第64回 元気で長生き講座(2017年4月号)

菅沼院長の元気で長生き講座

~二日空きでのDWに対する体重増加率46%で最も生命予後良好です~

 

血液透析をお受けになっている多くの患者様が、透析と透析の間に透析後よりも体重が増加し、透析時に増加した分の除水を行っておられることと存じます。DW(ドライウエイト:透析後目標体重・基準体重・乾燥体重・基礎体重)に対しどのくらい体重が増えたかが毎回本院では透析支援システム内にて自動計算されております体重増加率と生命予後が密接に関係することが報告されております。
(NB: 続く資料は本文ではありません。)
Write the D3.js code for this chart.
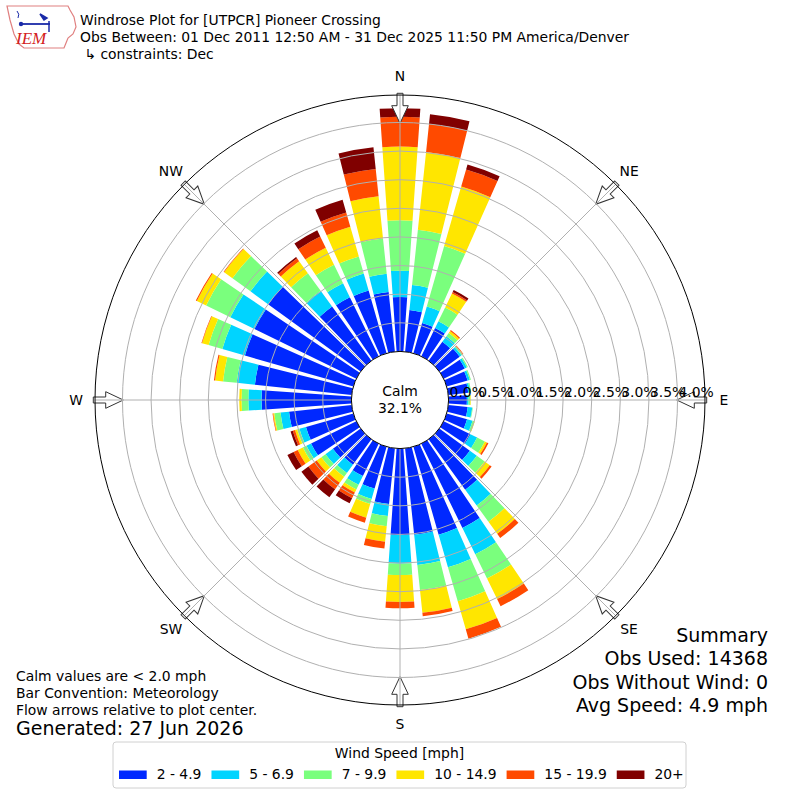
<!DOCTYPE html>
<html>
<head>
<meta charset="utf-8">
<script src="https://cdn.jsdelivr.net/npm/d3@7"></script>
<style>
  body { margin: 0; background: #fff; }
  svg { display: block; font-family: "DejaVu Sans", sans-serif; }
</style>
</head>
<body>
<div id="chart"></div>
<script>
const WIDTH = 800;
const HEIGHT = 800;
const CX = 400;
const CY = 400;
const CALM_R = 48.6;      // radius of the 0.0% ring (calm circle)
const OUTER_R = 305;      // frame of the polar axes
const R_MAX_PCT = 4.48;
const BAR_HALF = 4;       // bars fill 8 of every 10 degrees

// wind directions (deg, meteorological), bar centers
const directions = [0, 10, 20, 30, 40, 50, 60, 70, 80, 90, 100, 110, 120, 130, 140, 150, 160, 170,
    180, 190, 200, 210, 220, 230, 240, 250, 260, 270, 280, 290, 300, 310, 320, 330, 340, 350];

const speedBins = ["2 - 4.9", "5 - 6.9", "7 - 9.9", "10 - 14.9", "15 - 19.9", "20+"];
const binColors = ["#0028ff", "#00d4ff", "#7aff7d", "#ffe600", "#ff4a00", "#800000"];

// frequency (%) per direction for each speed bin
const speed2to5 = [0.95, 0.73, 0.55, 0.55, 0.41, 0.44, 0.41, 0.38, 0.35, 0.32, 0.34, 0.37, 0.52, 0.66, 1.09, 1.64, 1.60, 1.52,
    1.51, 0.98, 0.76, 0.63, 0.55, 0.60, 0.88, 0.86, 1.10, 1.57, 1.70, 1.97, 1.98, 2.00, 1.17, 1.15, 1.14, 1.05];
const speed5to7 = [0.46, 0.44, 0.30, 0.13, 0.12, 0.04, 0.04, 0.04, 0.03, 0.03, 0.08, 0.10, 0.13, 0.15, 0.34, 0.51, 0.59, 0.53,
    0.50, 0.21, 0.19, 0.17, 0.18, 0.16, 0.09, 0.12, 0.15, 0.23, 0.32, 0.41, 0.47, 0.38, 0.34, 0.27, 0.31, 0.32];
const speed7to10 = [0.88, 0.97, 1.10, 0.27, 0.07, 0.02, 0.02, 0.02, 0.02, 0.03, 0.01, 0.03, 0.15, 0.17, 0.35, 0.47, 0.62, 0.44,
    0.20, 0.18, 0.09, 0.09, 0.08, 0.09, 0.07, 0.04, 0.11, 0.12, 0.24, 0.25, 0.47, 0.39, 0.38, 0.36, 0.31, 0.62];
const speed10to15 = [1.29, 1.37, 1.08, 0.27, 0.04, 0.01, 0.00, 0.00, 0.00, 0.01, 0.00, 0.01, 0.04, 0.11, 0.26, 0.40, 0.51, 0.40,
    0.47, 0.27, 0.25, 0.06, 0.13, 0.10, 0.10, 0.04, 0.02, 0.04, 0.14, 0.12, 0.18, 0.18, 0.26, 0.33, 0.54, 0.74];
const speed15to20 = [0.52, 0.49, 0.31, 0.03, 0.02, 0.01, 0.00, 0.00, 0.00, 0.00, 0.00, 0.00, 0.03, 0.04, 0.09, 0.14, 0.17, 0.06,
    0.11, 0.12, 0.09, 0.11, 0.14, 0.18, 0.08, 0.04, 0.01, 0.00, 0.02, 0.01, 0.02, 0.01, 0.06, 0.22, 0.26, 0.48];
const speed20plus = [0.15, 0.17, 0.09, 0.04, 0.00, 0.00, 0.00, 0.00, 0.00, 0.00, 0.00, 0.00, 0.00, 0.00, 0.00, 0.00, 0.00, 0.00,
    0.00, 0.00, 0.00, 0.10, 0.17, 0.15, 0.12, 0.04, 0.00, 0.00, 0.00, 0.00, 0.00, 0.00, 0.03, 0.12, 0.23, 0.38];

const ringTicks = [0.0, 0.5, 1.0, 1.5, 2.0, 2.5, 3.0, 3.5, 4.0];
const compassLabels = ["N", "NE", "E", "SE", "S", "SW", "W", "NW"];
const compassAngles = [0, 45, 90, 135, 180, 225, 270, 315];
const calmPct = 32.1;

const titleLines = [
    "Windrose Plot for [UTPCR] Pioneer Crossing",
    "Obs Between: 01 Dec 2011 12:50 AM - 31 Dec 2025 11:50 PM America/Denver",
    " \u21b3 constraints: Dec",
];
const noteLines = ["Calm values are < 2.0 mph", "Bar Convention: Meteorology", "Flow arrows relative to plot center."];
const generatedLine = "Generated: 27 Jun 2026";
const summaryLines = ["Summary", "Obs Used: 14368", "Obs Without Wind: 0", "Avg Speed: 4.9 mph"];

const FONT = 13.9;
const BIG_FONT = 19;

const svg = d3.select('#chart').append('svg')
    .attr('width', WIDTH)
    .attr('height', HEIGHT);

svg.append('rect').attr('width', WIDTH).attr('height', HEIGHT).attr('fill', '#fff');

const r = d3.scaleLinear().domain([0, R_MAX_PCT]).range([CALM_R, OUTER_R]);
const toRad = (deg) => deg * Math.PI / 180;

const seriesList = [speed2to5, speed5to7, speed7to10, speed10to15, speed15to20, speed20plus];
const rows = directions.map((dir, i) => {
    const row = { dir };
    speedBins.forEach((b, k) => { row[b] = seriesList[k][i]; });
    return row;
});
const stacked = d3.stack().keys(speedBins)(rows);

const plot = svg.append('g').attr('transform', `translate(${CX},${CY})`);
const arc = d3.arc();

// stacked bars
plot.append('g')
    .selectAll('g')
    .data(stacked)
    .join('g')
    .attr('fill', (d, i) => binColors[i])
    .selectAll('path')
    .data((d) => d.filter((s) => s[1] - s[0] > 0))
    .join('path')
    .attr('d', (s) => arc({
        innerRadius: r(s[0]),
        outerRadius: r(s[1]),
        startAngle: toRad(s.data.dir - BAR_HALF),
        endAngle: toRad(s.data.dir + BAR_HALF),
    }));

// flow arrows at the frame, pointing to the center
const arrowPts = [[-3, -306.7], [3, -306.7], [3, -294.3], [8.3, -294.3], [0, -276.7], [-8.3, -294.3], [-3, -294.3]];
plot.append('g')
    .selectAll('polygon')
    .data(compassAngles)
    .join('polygon')
    .attr('points', arrowPts.map((p) => p.join(',')).join(' '))
    .attr('transform', (a) => `rotate(${a})`)
    .attr('fill', '#fff')
    .attr('stroke', '#333')
    .attr('stroke-width', 1);

// grid
const grid = plot.append('g').attr('fill', 'none').attr('stroke', '#b0b0b0').attr('stroke-width', 1);
grid.selectAll('circle')
    .data(ringTicks.filter((v) => v > 0))
    .join('circle')
    .attr('r', (v) => r(v));
grid.selectAll('line')
    .data(compassAngles)
    .join('line')
    .attr('x1', (a) => CALM_R * Math.sin(toRad(a)))
    .attr('y1', (a) => -CALM_R * Math.cos(toRad(a)))
    .attr('x2', (a) => OUTER_R * Math.sin(toRad(a)))
    .attr('y2', (a) => -OUTER_R * Math.cos(toRad(a)));

plot.append('circle').attr('r', OUTER_R).attr('fill', 'none').attr('stroke', '#000').attr('stroke-width', 1);

// calm circle
plot.append('circle').attr('r', CALM_R).attr('fill', '#fff').attr('stroke', '#000').attr('stroke-width', 1);
plot.append('text').attr('y', -4).attr('text-anchor', 'middle').attr('font-size', FONT).text('Calm');
plot.append('text').attr('y', 13).attr('text-anchor', 'middle').attr('font-size', FONT)
    .text(`${calmPct.toFixed(1)}%`);

// radial tick labels along east
plot.append('g')
    .selectAll('text')
    .data(ringTicks)
    .join('text')
    .attr('x', (v) => r(v) + 1)
    .attr('y', -3)
    .attr('font-size', FONT)
    .text((v) => `${d3.format('.1f')(v)}%`);

// compass labels
plot.append('g')
    .selectAll('text')
    .data(compassAngles)
    .join('text')
    .attr('x', (a) => 324 * Math.sin(toRad(a)))
    .attr('y', (a) => -324 * Math.cos(toRad(a)))
    .attr('text-anchor', 'middle')
    .attr('dominant-baseline', 'central')
    .attr('font-size', FONT)
    .text((a, i) => compassLabels[i]);

// header
svg.append('g')
    .selectAll('text')
    .data(titleLines)
    .join('text')
    .attr('x', 80)
    .attr('y', (d, i) => 25 + i * 17)
    .attr('font-size', FONT)
    .attr('xml:space', 'preserve')
    .style('white-space', 'pre')
    .text((d) => d);

// IEM logo (rough)
const logo = svg.append('g');
logo.append('path')
    .attr('d', 'M7,6 L68,6 L70,10 L74,17 L76,27 L73,34 L68,38 L66,43 L64,48 L24,48 L19,44 L14,34 L10,20 Z')
    .attr('fill', '#fff').attr('stroke', '#e08080').attr('stroke-width', 1.2);
logo.append('line').attr('x1', 20).attr('y1', 24).attr('x2', 50).attr('y2', 24)
    .attr('stroke', '#1a2aa8').attr('stroke-width', 1.8);
logo.append('circle').attr('cx', 21).attr('cy', 24).attr('r', 2.2).attr('fill', '#1a2aa8');
logo.append('path').attr('d', 'M40,14 L47,18 L44,20 Z').attr('fill', '#1a2aa8').attr('stroke', '#1a2aa8').attr('stroke-width', 1.5);
logo.append('line').attr('x1', 49).attr('y1', 21).attr('x2', 49).attr('y2', 32).attr('stroke', '#1a2aa8').attr('stroke-width', 1.5);
logo.append('path').attr('d', 'M17,11 Q20,14 18,18').attr('fill', 'none').attr('stroke', '#1a2aa8').attr('stroke-width', 1);
logo.append('text').attr('x', 16).attr('y', 44)
    .attr('font-family', '"Liberation Serif", serif')
    .attr('font-style', 'italic')
    .attr('font-size', 17)
    .attr('fill', '#d42020')
    .text('IEM');

// notes bottom-left
svg.append('g')
    .selectAll('text')
    .data(noteLines)
    .join('text')
    .attr('x', 16)
    .attr('y', (d, i) => 680.5 + i * 17)
    .attr('font-size', FONT)
    .text((d) => d);
svg.append('text').attr('x', 16).attr('y', 734.5).attr('font-size', BIG_FONT).text(generatedLine);

// summary bottom-right
svg.append('g')
    .selectAll('text')
    .data(summaryLines)
    .join('text')
    .attr('x', 768)
    .attr('y', (d, i) => 642 + i * 23.4)
    .attr('text-anchor', 'end')
    .attr('font-size', BIG_FONT)
    .text((d) => d);

// legend
const legend = svg.append('g');
legend.append('rect')
    .attr('x', 113).attr('y', 742).attr('width', 573).attr('height', 46).attr('rx', 3)
    .attr('fill', '#fff').attr('stroke', '#d0d0d0').attr('stroke-width', 1);
legend.append('text').attr('x', 399.5).attr('y', 758).attr('text-anchor', 'middle')
    .attr('font-size', FONT).text('Wind Speed [mph]');
let lx = 119;
speedBins.forEach((label, i) => {
    legend.append('rect').attr('x', lx).attr('y', 770.5).attr('width', 27.7).attr('height', 8.5).attr('fill', binColors[i]);
    const t = legend.append('text').attr('x', lx + 37.7).attr('y', 779).attr('font-size', FONT).text(label);
    lx += 37.7 + t.node().getComputedTextLength() + 10;
});
</script>
</body>
</html>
2009年末のわが国の慢性透析療法の現況では、二日空き(週初め:月曜もしくは火曜)でのDWに対する体重増加率46%で最も生命予後良好であり、3%未満又は7%以上で生命予後不良となっています(図)。それぞれでその理由は異なります。

 

7%以上と体重増加が多いと心臓や血管に負担がかかり、心臓の筋肉が厚くなってしまういわゆる左室肥大をきたし、高血圧、心房細動等の不整脈やうっ血性心不全、動脈硬化症の原因となり、虚血性心疾患(狭心症・心筋梗塞)、脳卒中(脳梗塞・脳出血)や末梢動脈疾患(慢性閉塞性動脈硬化症)といったいわゆる心血管病を引き起こし、命にかかわることが考えられます。また、透析間体重増加が多い方は透析時の除水量が多くなってしまうため、透析中の下肢つり、血圧低下(透析低血圧)や透析後の疲労感を来たしやすくなります。透析中の血圧も生命予後との関連が報告されており、透析低血圧を防ぐ最も良い方法は透析時間もしくは回数の増加です。透析間体重増加の主な原因は塩分と水分の過剰な摂取が言われており、体重が増加しすぎないよう塩分と水分は控えて頂く必要があります。

 

一方、3%未満の方は食事量が不十分であることが要因として考えられます。しっかり食べて栄養不足にならないよう務めましょう。栄養状態の良い方、筋肉量や透析量の多い方の生命予後良好が報告されておりますので、本院の勧めている「しっかり食べて動いてしっかり透析」を引き続き基本にしましょう!

 

以上より、日々の体重を是非意識して頂ければ幸いです。